** START OF Supplied records **

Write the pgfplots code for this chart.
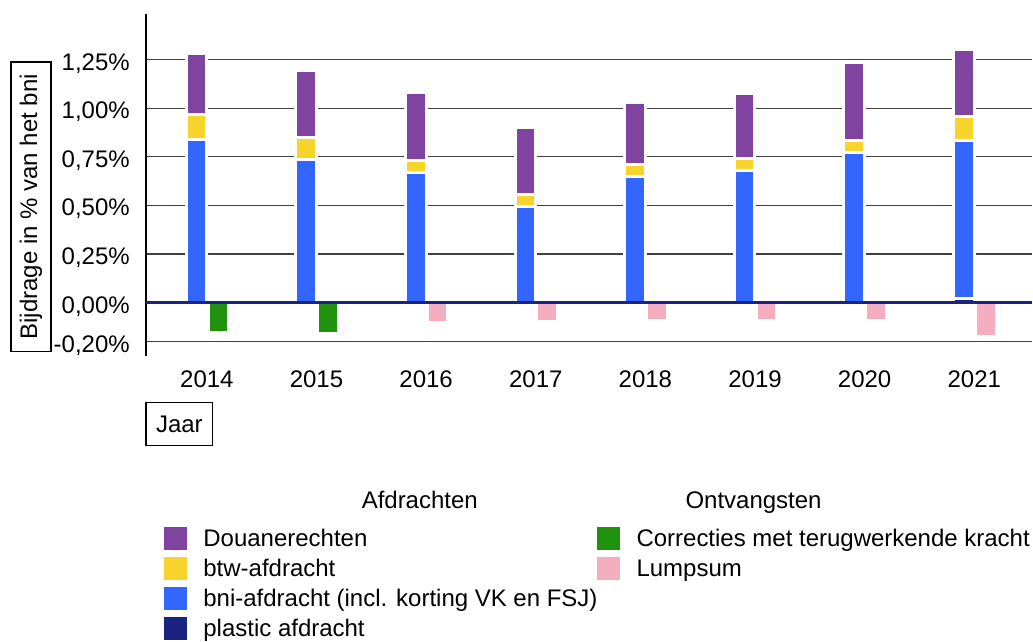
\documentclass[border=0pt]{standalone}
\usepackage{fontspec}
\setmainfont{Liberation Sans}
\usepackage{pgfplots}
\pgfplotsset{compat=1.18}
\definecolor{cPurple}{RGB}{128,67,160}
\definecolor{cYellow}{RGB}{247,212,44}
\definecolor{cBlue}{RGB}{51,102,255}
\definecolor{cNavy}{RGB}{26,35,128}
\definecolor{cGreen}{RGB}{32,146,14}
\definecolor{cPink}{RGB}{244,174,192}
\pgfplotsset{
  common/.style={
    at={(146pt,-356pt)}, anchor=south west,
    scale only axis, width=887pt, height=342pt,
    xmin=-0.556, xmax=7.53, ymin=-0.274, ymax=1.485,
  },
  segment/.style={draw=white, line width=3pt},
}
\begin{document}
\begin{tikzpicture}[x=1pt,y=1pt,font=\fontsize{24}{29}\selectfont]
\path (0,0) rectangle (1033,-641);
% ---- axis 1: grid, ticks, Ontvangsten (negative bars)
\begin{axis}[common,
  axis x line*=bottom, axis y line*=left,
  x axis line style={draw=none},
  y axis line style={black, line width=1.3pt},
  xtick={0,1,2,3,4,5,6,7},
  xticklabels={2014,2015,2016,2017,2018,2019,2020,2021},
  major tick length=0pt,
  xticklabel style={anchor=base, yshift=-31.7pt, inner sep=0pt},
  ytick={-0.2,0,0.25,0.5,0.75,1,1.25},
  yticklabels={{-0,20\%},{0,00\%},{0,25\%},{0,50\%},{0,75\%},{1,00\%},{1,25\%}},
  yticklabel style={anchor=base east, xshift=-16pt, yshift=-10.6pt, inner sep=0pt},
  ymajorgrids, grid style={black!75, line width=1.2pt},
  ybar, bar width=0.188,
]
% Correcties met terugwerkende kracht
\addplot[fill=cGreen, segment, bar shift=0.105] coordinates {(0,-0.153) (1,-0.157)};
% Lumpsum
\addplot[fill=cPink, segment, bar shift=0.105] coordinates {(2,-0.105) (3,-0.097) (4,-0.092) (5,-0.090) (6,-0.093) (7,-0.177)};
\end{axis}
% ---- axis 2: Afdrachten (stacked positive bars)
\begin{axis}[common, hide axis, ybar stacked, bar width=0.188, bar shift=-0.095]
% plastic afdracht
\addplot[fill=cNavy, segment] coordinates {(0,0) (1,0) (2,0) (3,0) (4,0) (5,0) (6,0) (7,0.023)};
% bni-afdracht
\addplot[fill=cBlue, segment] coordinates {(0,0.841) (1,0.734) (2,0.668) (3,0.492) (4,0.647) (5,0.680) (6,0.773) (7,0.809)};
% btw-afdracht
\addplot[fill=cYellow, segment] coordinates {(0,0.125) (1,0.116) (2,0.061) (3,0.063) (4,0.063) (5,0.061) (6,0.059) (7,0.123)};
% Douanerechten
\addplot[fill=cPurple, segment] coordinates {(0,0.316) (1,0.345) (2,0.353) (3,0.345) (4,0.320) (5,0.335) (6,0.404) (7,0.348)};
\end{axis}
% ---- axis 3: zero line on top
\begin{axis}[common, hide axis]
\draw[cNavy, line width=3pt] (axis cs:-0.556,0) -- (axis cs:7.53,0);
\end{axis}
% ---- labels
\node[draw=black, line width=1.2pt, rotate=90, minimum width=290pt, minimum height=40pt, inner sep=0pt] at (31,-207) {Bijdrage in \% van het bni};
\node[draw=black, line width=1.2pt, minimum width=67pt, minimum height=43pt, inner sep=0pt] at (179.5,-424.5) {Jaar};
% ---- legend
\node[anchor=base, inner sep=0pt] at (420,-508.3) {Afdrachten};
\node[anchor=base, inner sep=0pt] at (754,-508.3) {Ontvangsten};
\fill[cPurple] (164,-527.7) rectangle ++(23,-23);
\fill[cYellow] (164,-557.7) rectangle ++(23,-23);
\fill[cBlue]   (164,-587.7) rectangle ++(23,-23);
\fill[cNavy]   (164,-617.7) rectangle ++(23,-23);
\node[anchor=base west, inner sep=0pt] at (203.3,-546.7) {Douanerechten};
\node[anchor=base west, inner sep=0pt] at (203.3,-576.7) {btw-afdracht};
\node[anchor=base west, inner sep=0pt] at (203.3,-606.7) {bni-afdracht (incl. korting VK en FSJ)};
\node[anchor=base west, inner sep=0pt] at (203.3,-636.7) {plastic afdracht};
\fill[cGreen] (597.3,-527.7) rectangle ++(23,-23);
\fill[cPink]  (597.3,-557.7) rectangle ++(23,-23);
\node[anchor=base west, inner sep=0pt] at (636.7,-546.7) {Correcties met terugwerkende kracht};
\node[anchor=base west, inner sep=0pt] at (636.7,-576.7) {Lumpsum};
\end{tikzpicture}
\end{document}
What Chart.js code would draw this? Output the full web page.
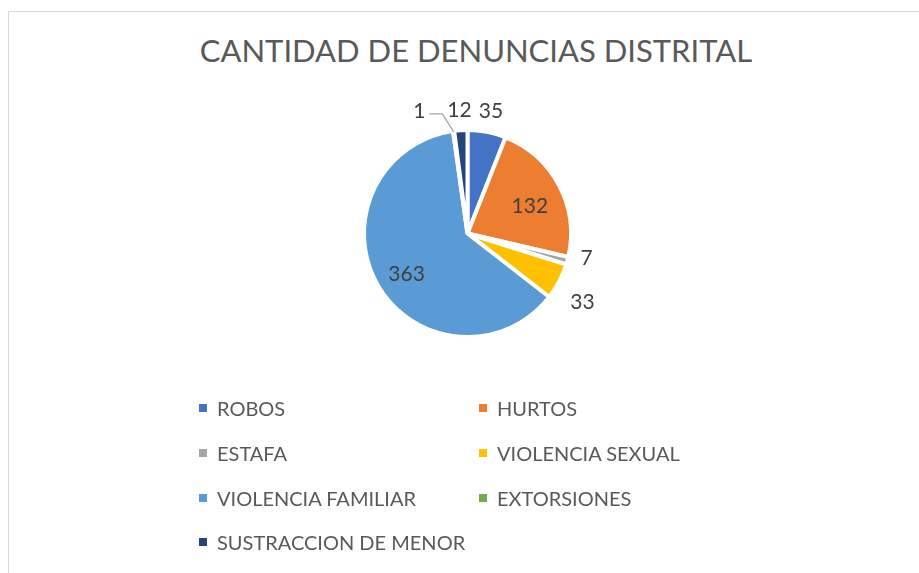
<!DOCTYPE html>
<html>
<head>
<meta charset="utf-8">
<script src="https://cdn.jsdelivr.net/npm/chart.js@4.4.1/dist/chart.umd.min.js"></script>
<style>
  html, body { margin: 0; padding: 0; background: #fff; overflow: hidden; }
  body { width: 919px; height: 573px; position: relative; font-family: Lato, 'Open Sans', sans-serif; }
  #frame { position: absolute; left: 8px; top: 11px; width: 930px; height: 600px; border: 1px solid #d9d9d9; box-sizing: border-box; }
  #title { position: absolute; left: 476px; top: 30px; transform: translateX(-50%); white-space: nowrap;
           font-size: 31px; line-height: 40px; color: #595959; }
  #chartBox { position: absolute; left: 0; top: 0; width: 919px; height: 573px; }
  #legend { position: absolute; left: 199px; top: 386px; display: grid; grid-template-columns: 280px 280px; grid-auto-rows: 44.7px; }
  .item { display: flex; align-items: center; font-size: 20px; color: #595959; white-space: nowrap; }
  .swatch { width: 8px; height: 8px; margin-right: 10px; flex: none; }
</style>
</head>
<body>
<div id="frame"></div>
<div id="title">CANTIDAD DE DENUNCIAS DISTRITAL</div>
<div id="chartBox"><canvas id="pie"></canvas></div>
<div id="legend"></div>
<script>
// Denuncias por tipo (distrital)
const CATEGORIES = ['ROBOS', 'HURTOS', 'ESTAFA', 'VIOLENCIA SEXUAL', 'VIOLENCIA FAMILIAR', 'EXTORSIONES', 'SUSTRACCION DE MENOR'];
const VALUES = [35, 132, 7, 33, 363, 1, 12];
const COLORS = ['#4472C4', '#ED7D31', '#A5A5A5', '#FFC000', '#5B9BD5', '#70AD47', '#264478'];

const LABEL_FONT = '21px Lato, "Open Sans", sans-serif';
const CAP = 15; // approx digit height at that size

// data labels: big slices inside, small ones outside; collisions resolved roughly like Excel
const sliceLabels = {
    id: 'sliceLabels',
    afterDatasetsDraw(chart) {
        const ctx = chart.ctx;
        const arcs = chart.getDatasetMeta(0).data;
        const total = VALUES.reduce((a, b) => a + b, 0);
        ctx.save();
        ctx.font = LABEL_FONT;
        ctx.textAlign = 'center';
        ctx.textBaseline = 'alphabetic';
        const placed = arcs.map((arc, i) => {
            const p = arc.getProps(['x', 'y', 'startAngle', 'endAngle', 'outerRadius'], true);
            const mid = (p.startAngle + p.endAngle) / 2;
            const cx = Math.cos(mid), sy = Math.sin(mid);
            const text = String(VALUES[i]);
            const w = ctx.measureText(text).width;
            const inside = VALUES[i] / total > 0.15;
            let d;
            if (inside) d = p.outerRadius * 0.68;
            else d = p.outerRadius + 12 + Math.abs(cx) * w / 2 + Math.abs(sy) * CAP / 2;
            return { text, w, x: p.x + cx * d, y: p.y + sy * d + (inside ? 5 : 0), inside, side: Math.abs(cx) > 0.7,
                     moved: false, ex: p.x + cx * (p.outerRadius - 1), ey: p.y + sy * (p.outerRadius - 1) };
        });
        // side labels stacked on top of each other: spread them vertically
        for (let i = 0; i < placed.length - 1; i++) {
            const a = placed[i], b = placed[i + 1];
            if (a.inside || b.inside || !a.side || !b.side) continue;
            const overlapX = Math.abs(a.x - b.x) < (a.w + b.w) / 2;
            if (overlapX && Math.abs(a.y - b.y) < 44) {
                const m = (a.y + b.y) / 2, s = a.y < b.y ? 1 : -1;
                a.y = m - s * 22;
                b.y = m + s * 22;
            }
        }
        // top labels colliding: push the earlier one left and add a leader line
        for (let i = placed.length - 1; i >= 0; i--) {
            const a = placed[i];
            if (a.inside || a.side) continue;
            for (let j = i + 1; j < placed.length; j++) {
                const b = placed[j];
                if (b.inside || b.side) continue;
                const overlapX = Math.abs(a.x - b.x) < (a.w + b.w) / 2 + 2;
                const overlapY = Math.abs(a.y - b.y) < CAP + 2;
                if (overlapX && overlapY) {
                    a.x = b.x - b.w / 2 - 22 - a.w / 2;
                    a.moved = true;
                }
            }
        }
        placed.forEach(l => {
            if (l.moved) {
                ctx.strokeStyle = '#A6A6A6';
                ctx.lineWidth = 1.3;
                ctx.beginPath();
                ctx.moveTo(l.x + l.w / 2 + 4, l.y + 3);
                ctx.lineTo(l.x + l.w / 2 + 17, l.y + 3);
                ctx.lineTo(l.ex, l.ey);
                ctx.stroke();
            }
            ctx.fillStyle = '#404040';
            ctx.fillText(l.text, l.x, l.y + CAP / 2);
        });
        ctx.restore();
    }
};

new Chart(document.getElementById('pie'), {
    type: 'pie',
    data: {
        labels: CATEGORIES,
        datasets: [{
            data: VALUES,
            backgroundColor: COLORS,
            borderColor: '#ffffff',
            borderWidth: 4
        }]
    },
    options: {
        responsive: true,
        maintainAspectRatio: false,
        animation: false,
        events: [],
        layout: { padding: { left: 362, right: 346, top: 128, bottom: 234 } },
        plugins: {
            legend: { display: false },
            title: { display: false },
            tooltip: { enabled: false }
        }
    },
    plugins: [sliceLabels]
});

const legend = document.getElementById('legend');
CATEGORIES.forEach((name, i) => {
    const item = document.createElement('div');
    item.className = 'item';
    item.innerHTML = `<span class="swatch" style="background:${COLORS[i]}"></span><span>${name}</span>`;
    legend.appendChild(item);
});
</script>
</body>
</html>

** END OF Supplied records **

Work to do: Return only the number of lines in the entries that contain the string "code".

Written solution: 2